We might conclude from this that, as the IPPR report argues, it is another set of variables that accounts for BNP support, social economic and political factors and not immigration, as is mistakenly believed.

Then there’s the overall frame within which Tebbit’s blog is structured with talk of “host population,” “immigrant enclaves”, and Muslims “seeking an accommodation with our society.”

For many British Muslims the UK is not a “host population” but home. They are not members of “immigrant enclaves”, recently arrived on these shores, but citizens born and bred. And they are not seeking some tortured “accommodation with our society”. They are part and parcel of it. Indeed, more British Muslims identify with the UK as a nation than the rest of the population, according to this survey by Gallup and the Coexist Foundation in 2009.
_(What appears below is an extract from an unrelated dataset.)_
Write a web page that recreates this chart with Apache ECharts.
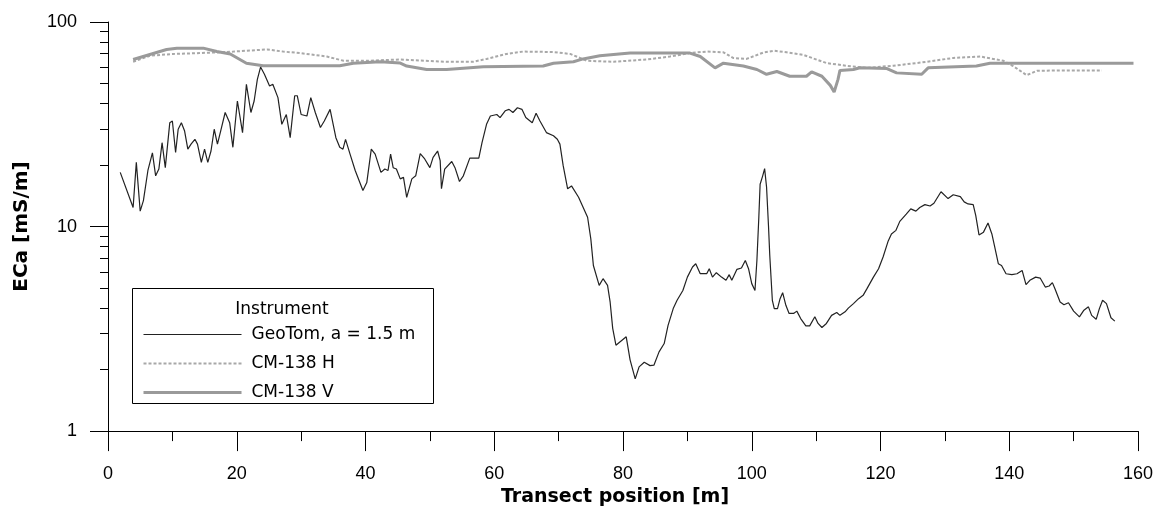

The presence of the BNP and the EDL and the current climate, which Phil Woolas sought to exploit with his election leaflets in Oldham, does present important challenges for our society amid these growing displays of intolerance and racial and religiously motivated crimes. But it is
a challenge that Muslims, Christians, post-Christians and those of other faith groups and none must approach not on the basis of outmoded and inaccurate conceptualisations of a “host community” and its “immigrant enclaves.”

It is a challenge we face as fellow and equal citizens and the conversation we must begin on reviving religious tolerance and respect for faith in our society, whatever the religion, must start from this premise.